Il Natale multilingue di Cipro, isola ancora divisa ma sempre crocevia di popoli
Beatrice Guarrera - Città del Vaticano
Nel Mediterraneo orientale c’è un’isola ancora divisa, che nel corso dei secoli è sempre stata un crocevia di popoli: Cipro, la cui capitale, Nicosia, è solcata da un grande muro. Separa la Repubblica di Cipro (nella parte sud) dall’autoproclamata Repubblica turca di Cipro Nord. Anche questo territorio alla periferia dell’Europa, meta di migranti da tanti Paesi africani ma anche asiatici, aspetta il Natale. Lo racconta padre Andrew Arhin, parroco della chiesa di Santa Maria delle Grazie a Larnaca. Dal 2004 in servizio a Cipro, prima a Nicosia e a Limassol, il sacerdote, che è parte della Custodia di Terra Santa, conosce bene gli abitanti dell’isola. «Il lavoro che facciamo qui è molto impegnativo, ma molto bello. Lavoriamo soprattutto con gli stranieri, visto che i locali indigeni di Cipro non sono cattolici, ma ortodossi».
Il senso di comunità
I migranti che si stabiliscono soprattutto nella parte sud dell’isola, spesso sono lavoratori a contratto dalle Filippine, dall’India, dallo Sri Lanka, dal Nepal, dal Vietnam. La domenica, per loro giorno di riposo, si riuniscono in parrocchia per pregare e rinnovare il senso di appartenenza alla loro comunità. «A Larnaca abbiamo le Sante Messe a seconda della lingua dei fedeli», afferma padre Arhin, secondo un fitto programma che punta a non lasciare indietro nessuno. «Alle 8 — spiega il parroco — celebriamo la messa in greco, alle 9:30 in inglese, alle 11 cambia a seconda della domenica: la prima in filippino (tagalog), la seconda in polacco, la terza è per gli indiani e gli srilankesi e poi l’ultima per gli africani».

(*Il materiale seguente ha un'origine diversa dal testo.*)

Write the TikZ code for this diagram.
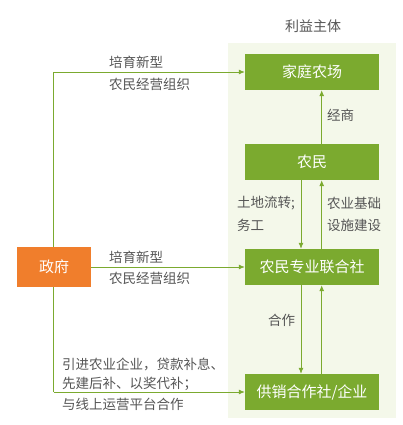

Ritrovare radici e speranza
Una realtà differente è quella vissuta, invece, nella parte turca, a nord dell’isola — che non è tecnicamente area europea — dove gli abitanti sono in maggioranza musulmani e i migranti provengono soprattutto dai Paesi africani. «La realtà di Nord Cipro — prosegue il sacerdote — sta crescendo molto, perché gli africani che vengono lì per studiare, e che non hanno bisogno di un visto da ottenere, sono in maggioranza cattolici. Vengono da Camerun, Congo, Nigeria». Quando prestava servizio a Nicosia, padre Arhin attraversava il muro di separazione ogni settimana, si metteva in coda per ore al check point e poi correva da una parte all’altra della zona nord, per celebrare messe, battesimi, per incontrare i giovani cristiani. Lì le liturgie sono animate dai canti africani, dai cori e dal calore degli studenti, che in chiesa ritrovano le loro radici e la speranza per andare avanti.
La chiamata alla carità
«È difficile raggiungere la parte nord, puoi rimanere nel traffico più di un’ora prima di arrivare a Famagosta o Kyrenia, ma comunque questo non ci distrae dal lavoro che stiamo facendo». A proseguire la sua opera, ci sono, infatti, diversi sacerdoti che ora sono impegnati a raggiungere periodicamente il nord. Lì anche i musulmani aspettano l’Avvento per mettere gli addobbi natalizi, ricorda con un sorriso il prete. A Larnaca, invece, ci sono migranti che vengono soprattutto dalla Siria e dalla Somalia e la comunità li sostiene con donazioni di vestiti e oggetti. Ogni parrocchiano è chiamato alla carità, anche a Cipro e a prepararsi alla venuta di Gesù. «Natale — conclude padre Arhin — è un momento gioioso. Auguro a tutte le persone che vivono sulla terra che Dio arrivi in mezzo al loro. Auguro loro un buon Natale anche se sono rifugiati, anche se non trovano soluzioni ai loro problemi: la soluzione vera è Cristo, il nuovo Gesù bambino, il principe della pace che ci porterà la sua pace».